Four prominent legal organizations are urging lawmakers to grant the immigration court system independence from the U.S. Department of Justice
, citing growing dysfunction and serious due process concerns within the courts.
Representatives from the American Bar Association
, Federal Bar Association
, American Immigration Lawyers Association
and the National Association of Immigration Judges all signed off on Thursday's letter to Congress, which derided the current structure where the attorney general can essentially serve “as both lead prosecutor and lead judge in immigration cases.”
The groups also argued that a number of new policies from the Executive Office for Immigration Review —
including new quotas placed on judges and a decision required judges to reschedule hundreds of hearings — have put political pressure on judges and have worsened the court’s already-blotted reputation on efficiency.
“There’s a real recognition that the courts have been manipulated to their breaking point and we’re starting to see the repercussions to that now,” Kate Voigt, AILA’s associate director of government relations, told Law360 on Friday.
The letter builds on previous calls
for independence, which have been mounting since the start of the Trump administration. Highlighting the current urgency of the matter, however, the groups’ letter pointed to the courts’ backlog of almost 900,000 cases. The backlog has grown from the end of fiscal year 2018, when the courts had a backlog of 768,257 cases, and has ballooned from 262,000 cases in 2010, according to a March 2019 report produced by Arnold & Porter Kaye Scholer LLP
for the American Bar Association Commission on Immigration.
While the DOJ has significantly increased resources and notably gone on a hiring spree of immigration judges during the Trump administration, experts noted that the backlog and judge’s abilities to get through cases is getting worse.
“Throwing money at a broken system is not going to work,” Denise Noonan Slavin, president emeritus of the National Association of Immigration Judges, said in a Thursday press conference on the letter.
A representative for the DOJ did not immediately respond to a request for comment on Friday.
Slavin, who retired from active duties as an immigration judge in March, said that new policies have taken away crucial tools that immigration judges used to manage their dockets and forced immigration judges to cancel cases that were ready to be heard, while prioritizing cases that were not ready.
She also bemoaned the government’s pressures on immigration judges to meet certain numbers on their caseloads.
“When we come in every day, we have a dashboard sitting on our computer that looks like a gas gauge. If you’ve granted too many continuances, you may be in the yellow or the edge of the red,” Slavin said.
Judges who enter the red are at risk of losing their jobs, she added.
“The court system is no longer fair or impartial and in its current state cannot guarantee due process to those who appear before it as the Constitution demands,” Greg Chen, AILA’s director of government relations, said on Thursday.

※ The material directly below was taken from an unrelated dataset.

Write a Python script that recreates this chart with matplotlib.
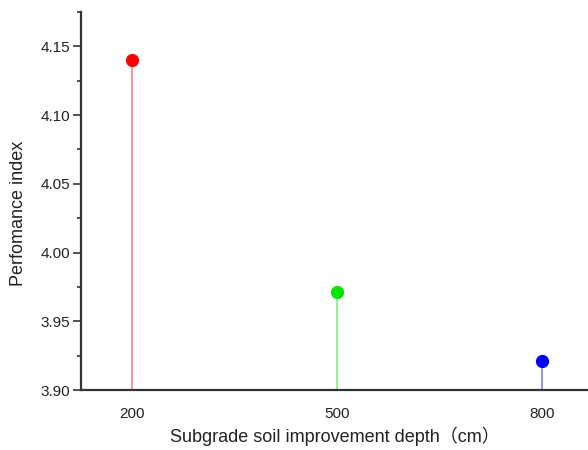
import matplotlib
matplotlib.use("Agg")
import matplotlib.pyplot as plt
from matplotlib.ticker import MultipleLocator

depth = [200, 500, 800]
perf = [4.14, 3.971, 3.921]
colors = ['#ff0000', '#00e600', '#0000ff']
stem_colors = ['#ff7f7f', '#7fef7f', '#7f7fff']

plt.rcParams['font.family'] = ['Liberation Sans', 'Noto Sans CJK SC', 'DejaVu Sans']

fig = plt.figure(figsize=(5.88, 4.5), dpi=100)
ax = fig.add_axes([81 / 588, 60 / 450, 1 - 81 / 588, 378 / 450])

for x, y, c, sc in zip(depth, perf, colors, stem_colors):
    ax.vlines(x, 3.90, y, color=sc, lw=1.2, zorder=2)
    ax.plot(x, y, 'o', color=c, ms=8.5, zorder=3)

ax.set_xlim(125.4, 867)
ax.set_ylim(3.90, 4.175)
ax.set_xticks(depth)
ax.yaxis.set_major_locator(MultipleLocator(0.05))
ax.yaxis.set_minor_locator(MultipleLocator(0.025))
ax.yaxis.set_major_formatter(plt.FormatStrFormatter('%.2f'))

for s in ['top', 'right']:
    ax.spines[s].set_visible(False)
for s in ['left', 'bottom']:
    ax.spines[s].set_linewidth(1.6)
    ax.spines[s].set_color('#333333')

ax.tick_params(axis='x', length=0, pad=12, labelsize=11, colors='#222222')
ax.tick_params(axis='y', which='major', length=6, width=1.2, color='#333333',
               labelsize=11, labelcolor='#222222', pad=2)
ax.tick_params(axis='y', which='minor', length=3, width=1.2, color='#333333')

ax.set_xlabel('Subgrade soil improvement depth（cm）', fontsize=13, color='#222222', labelpad=4)
ax.set_ylabel('Perfomance index', fontsize=13, color='#222222')
ax.yaxis.set_label_coords(-0.106, 0.466)

fig.savefig('out.png', dpi=100)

Jeremy McKinney, AILA’s second vice president, said immigration judges do not have sufficient time to conduct full hearings and attorneys are pressured to keep things short. McKinney, who pointed to his own experiences as an immigration attorney, contends that immigration judges are often forced to rely more on the administrative record than live evidence at hearings and that even the record cannot always fully be grappled with due to the pressures placed on judges.
Given that fewer than 15% of detainees have access to lawyers, the immigration court system is unfair and wholly inadequate for handling immigration cases “even though making a mistake can result in the death” of an asylum-seeker, McKinney said, pointing to the dangerous conditions and threats that often motivate asylum-seekers to come to the U.S.
Chen and Elizabeth Stevens, chair of the Federal Bar’s Immigration Law Section, noted that their organizations have been talking with lawmakers from both sides of the political divide who are interested in tackling the immigration court system, but that there so far has not an official bill proposed in Congress.
The groups hope that will change soon. Two years ago, the Federal Bar proposed its own draft legislation that would create a new independent court comprised of both trial and appellate divisions. The appellate court members would be appointed by the U.S. president, with consent of the Senate, and judges would serve for 15-year terms, according to Stevens. The judges could only be terminated for good cause.
While there are some issues revolving around that draft legislation that are being worked on, the groups are hopeful it could serve as a template for a new bill and push through barriers on the hill that make any reforms involving immigration too hot to handle.
“One of the things that makes us optimistic is that this is really a bill about court reform,” Voigt said. “There is a wide recognition right now that our courts aren’t working."